-- Start of Material --
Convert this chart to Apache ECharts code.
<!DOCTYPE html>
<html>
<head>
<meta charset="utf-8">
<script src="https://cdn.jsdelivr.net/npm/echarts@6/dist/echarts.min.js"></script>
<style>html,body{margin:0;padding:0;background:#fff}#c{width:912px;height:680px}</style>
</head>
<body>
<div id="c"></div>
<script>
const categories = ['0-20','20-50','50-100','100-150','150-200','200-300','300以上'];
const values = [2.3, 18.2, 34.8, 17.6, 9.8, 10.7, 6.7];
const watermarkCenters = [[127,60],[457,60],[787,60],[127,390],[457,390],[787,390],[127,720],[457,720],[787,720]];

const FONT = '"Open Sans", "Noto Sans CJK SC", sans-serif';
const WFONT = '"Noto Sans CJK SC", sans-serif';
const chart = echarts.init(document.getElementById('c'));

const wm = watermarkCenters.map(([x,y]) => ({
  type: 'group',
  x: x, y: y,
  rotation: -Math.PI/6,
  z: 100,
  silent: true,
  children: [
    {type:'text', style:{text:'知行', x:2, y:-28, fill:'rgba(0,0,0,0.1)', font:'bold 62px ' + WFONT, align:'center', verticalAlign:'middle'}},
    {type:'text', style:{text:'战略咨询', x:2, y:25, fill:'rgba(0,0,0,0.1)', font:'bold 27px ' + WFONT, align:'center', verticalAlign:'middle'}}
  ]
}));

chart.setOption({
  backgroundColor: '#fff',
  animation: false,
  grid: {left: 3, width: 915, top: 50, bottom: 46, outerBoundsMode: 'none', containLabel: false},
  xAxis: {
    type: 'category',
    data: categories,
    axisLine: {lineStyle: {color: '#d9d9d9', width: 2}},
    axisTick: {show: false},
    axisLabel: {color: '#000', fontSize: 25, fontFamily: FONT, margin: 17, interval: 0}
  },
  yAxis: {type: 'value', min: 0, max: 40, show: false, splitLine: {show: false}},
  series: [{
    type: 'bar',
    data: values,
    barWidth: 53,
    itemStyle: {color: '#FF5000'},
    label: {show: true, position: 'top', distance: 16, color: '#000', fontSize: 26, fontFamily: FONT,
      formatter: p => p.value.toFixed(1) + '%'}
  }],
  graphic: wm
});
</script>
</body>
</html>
-- End of Material --
- **Problem to solve**
Return only the lines spanning from the first line of the material through the line with "const chart = echarts.init(document.getElementById('c'));", copied exactly, both ends kept.

- **Solution**
Convert this chart to Apache ECharts code.
<!DOCTYPE html>
<html>
<head>
<meta charset="utf-8">
<script src="https://cdn.jsdelivr.net/npm/echarts@6/dist/echarts.min.js"></script>
<style>html,body{margin:0;padding:0;background:#fff}#c{width:912px;height:680px}</style>
</head>
<body>
<div id="c"></div>
<script>
const categories = ['0-20','20-50','50-100','100-150','150-200','200-300','300以上'];
const values = [2.3, 18.2, 34.8, 17.6, 9.8, 10.7, 6.7];
const watermarkCenters = [[127,60],[457,60],[787,60],[127,390],[457,390],[787,390],[127,720],[457,720],[787,720]];

const FONT = '"Open Sans", "Noto Sans CJK SC", sans-serif';
const WFONT = '"Noto Sans CJK SC", sans-serif';
const chart = echarts.init(document.getElementById('c'));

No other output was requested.